• [Instructions for the task] Locate each line with the string "What" in the listing below and copy it.

• [Extracted material]
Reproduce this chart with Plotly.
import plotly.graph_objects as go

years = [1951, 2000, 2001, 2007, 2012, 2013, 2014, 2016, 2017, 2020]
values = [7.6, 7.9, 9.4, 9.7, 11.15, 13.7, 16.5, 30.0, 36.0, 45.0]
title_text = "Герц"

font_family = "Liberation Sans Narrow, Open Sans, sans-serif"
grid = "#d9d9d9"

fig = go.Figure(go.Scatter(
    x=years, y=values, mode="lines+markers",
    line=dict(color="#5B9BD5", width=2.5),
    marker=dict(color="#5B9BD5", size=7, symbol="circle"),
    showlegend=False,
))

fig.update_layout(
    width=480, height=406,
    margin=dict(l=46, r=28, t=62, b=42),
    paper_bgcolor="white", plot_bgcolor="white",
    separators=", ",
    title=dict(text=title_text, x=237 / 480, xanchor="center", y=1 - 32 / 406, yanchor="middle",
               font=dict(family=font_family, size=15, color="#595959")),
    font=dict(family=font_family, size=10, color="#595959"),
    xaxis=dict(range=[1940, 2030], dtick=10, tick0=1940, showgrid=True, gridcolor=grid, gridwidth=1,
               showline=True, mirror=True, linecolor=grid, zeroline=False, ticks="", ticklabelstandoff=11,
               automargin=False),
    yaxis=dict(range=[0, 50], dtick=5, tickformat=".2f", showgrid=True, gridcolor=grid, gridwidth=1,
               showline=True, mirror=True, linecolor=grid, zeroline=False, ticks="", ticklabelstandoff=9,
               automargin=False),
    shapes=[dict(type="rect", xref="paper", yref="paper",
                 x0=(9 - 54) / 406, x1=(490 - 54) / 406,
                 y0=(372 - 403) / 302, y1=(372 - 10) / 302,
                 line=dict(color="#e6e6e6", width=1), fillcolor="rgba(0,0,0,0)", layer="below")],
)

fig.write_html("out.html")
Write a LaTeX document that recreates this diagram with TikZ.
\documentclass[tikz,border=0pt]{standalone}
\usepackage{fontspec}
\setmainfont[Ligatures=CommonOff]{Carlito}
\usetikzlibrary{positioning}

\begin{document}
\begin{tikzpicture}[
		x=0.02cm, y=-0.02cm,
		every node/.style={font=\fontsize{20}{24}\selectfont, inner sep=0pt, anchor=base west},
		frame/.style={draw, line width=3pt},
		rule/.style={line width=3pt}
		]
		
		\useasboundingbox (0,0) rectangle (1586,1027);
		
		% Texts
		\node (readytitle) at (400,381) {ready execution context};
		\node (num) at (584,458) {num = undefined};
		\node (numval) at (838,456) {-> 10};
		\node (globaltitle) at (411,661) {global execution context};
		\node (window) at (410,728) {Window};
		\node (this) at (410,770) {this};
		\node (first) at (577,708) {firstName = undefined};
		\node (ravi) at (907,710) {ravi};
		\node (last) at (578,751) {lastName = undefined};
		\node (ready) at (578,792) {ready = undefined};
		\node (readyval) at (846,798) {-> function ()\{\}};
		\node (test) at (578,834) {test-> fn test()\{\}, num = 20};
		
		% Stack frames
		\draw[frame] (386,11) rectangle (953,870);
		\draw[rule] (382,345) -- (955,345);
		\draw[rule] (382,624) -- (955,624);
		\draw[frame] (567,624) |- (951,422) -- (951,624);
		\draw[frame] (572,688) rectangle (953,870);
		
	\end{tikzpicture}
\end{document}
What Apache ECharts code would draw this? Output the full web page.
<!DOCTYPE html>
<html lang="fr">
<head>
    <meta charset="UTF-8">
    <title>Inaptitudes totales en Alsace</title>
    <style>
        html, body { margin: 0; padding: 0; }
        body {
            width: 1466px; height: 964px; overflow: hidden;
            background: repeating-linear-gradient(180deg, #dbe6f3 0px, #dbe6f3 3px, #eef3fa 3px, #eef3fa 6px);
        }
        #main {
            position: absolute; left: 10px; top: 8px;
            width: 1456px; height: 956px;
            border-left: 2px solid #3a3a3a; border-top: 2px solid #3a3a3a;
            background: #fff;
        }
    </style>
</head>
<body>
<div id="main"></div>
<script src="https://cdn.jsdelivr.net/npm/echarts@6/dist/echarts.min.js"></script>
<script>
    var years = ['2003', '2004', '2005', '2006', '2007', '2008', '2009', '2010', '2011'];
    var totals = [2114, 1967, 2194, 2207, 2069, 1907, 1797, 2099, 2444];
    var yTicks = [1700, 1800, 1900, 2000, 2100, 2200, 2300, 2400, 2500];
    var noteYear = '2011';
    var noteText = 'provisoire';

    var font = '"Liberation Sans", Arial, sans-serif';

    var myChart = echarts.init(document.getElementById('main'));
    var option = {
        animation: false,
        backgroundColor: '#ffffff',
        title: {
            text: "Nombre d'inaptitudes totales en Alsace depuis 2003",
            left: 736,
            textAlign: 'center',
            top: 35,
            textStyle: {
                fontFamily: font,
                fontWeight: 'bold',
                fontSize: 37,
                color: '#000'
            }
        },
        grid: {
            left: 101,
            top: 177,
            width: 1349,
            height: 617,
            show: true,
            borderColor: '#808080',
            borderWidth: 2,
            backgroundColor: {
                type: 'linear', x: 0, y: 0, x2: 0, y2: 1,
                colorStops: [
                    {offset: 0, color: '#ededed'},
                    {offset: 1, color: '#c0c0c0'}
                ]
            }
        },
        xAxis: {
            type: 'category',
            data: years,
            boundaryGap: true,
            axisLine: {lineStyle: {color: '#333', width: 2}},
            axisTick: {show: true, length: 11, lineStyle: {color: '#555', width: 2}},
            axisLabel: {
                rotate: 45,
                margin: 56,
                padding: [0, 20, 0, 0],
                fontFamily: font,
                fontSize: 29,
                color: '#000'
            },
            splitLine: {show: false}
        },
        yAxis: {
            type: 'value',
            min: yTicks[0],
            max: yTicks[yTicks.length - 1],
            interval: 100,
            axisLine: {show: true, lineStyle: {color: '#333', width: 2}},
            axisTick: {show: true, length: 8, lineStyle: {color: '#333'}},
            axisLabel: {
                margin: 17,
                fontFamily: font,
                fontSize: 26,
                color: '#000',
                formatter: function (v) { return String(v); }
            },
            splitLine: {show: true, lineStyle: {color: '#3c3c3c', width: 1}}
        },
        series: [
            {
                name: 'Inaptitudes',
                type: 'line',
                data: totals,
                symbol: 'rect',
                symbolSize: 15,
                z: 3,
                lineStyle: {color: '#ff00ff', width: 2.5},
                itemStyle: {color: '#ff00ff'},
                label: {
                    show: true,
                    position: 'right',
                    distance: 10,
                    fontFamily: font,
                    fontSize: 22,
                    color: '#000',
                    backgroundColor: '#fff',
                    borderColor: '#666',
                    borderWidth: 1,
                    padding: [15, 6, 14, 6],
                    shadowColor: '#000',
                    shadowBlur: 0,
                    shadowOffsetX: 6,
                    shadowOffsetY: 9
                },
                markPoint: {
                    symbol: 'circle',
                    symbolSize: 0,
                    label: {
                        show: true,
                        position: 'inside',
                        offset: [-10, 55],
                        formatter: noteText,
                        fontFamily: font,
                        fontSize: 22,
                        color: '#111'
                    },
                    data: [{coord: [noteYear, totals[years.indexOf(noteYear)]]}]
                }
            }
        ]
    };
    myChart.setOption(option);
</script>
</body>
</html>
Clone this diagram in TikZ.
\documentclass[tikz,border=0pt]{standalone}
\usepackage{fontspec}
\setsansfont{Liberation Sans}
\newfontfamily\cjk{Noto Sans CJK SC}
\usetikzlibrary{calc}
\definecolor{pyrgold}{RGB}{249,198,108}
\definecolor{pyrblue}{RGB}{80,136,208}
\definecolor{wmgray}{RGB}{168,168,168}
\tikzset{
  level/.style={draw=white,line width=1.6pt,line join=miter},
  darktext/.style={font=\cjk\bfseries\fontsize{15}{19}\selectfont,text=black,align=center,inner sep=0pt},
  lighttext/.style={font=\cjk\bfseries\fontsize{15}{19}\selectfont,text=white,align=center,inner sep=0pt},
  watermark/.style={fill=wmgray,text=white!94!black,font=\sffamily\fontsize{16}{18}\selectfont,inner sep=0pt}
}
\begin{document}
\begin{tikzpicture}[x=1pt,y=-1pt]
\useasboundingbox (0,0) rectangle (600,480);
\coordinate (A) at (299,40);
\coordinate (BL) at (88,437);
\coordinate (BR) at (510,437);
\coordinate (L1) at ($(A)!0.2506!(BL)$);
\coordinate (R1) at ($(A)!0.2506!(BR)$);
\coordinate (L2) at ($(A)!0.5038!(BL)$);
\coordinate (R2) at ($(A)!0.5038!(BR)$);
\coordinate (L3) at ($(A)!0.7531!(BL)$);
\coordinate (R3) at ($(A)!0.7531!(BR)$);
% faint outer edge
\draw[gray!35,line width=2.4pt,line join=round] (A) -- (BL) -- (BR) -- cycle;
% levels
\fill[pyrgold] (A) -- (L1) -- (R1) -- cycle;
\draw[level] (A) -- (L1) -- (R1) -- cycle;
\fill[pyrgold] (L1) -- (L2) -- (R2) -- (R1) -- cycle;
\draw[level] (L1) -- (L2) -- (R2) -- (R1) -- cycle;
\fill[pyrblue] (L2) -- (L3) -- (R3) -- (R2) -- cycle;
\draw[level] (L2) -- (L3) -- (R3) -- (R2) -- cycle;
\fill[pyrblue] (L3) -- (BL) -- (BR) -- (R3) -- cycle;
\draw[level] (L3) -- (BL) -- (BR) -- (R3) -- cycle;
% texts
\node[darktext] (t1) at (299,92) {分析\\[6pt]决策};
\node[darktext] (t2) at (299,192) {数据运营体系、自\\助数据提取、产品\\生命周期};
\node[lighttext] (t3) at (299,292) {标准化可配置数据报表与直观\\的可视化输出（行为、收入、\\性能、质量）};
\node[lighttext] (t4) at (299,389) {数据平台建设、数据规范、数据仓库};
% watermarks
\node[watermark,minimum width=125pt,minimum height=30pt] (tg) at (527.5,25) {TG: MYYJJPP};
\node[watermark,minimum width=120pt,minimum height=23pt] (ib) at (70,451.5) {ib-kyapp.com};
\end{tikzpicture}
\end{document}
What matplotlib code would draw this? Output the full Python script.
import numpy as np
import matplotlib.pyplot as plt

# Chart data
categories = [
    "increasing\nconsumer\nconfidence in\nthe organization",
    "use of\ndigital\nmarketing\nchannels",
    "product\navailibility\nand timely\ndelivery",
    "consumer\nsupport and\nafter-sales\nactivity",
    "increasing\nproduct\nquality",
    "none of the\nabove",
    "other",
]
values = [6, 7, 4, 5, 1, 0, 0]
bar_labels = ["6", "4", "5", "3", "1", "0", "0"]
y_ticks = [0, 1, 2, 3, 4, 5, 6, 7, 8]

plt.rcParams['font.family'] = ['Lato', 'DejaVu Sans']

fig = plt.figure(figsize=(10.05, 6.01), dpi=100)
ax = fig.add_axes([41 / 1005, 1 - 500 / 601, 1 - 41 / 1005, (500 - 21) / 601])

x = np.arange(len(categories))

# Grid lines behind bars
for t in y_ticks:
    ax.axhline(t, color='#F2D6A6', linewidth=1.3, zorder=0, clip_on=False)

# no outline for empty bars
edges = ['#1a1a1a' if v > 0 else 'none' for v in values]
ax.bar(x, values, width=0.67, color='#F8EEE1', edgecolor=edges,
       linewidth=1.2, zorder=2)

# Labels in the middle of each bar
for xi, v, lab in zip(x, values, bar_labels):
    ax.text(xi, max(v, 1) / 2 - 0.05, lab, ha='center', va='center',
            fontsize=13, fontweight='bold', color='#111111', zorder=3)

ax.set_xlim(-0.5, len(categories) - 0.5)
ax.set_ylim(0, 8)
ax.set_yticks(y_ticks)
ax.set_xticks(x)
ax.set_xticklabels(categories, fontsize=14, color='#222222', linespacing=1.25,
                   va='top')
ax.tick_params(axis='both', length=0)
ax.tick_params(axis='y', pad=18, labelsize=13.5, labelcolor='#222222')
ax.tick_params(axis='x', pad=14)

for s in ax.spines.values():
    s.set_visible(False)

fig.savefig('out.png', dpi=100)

• [Written solution]
What Apache ECharts code would draw this? Output the full web page.
What matplotlib code would draw this? Output the full Python script.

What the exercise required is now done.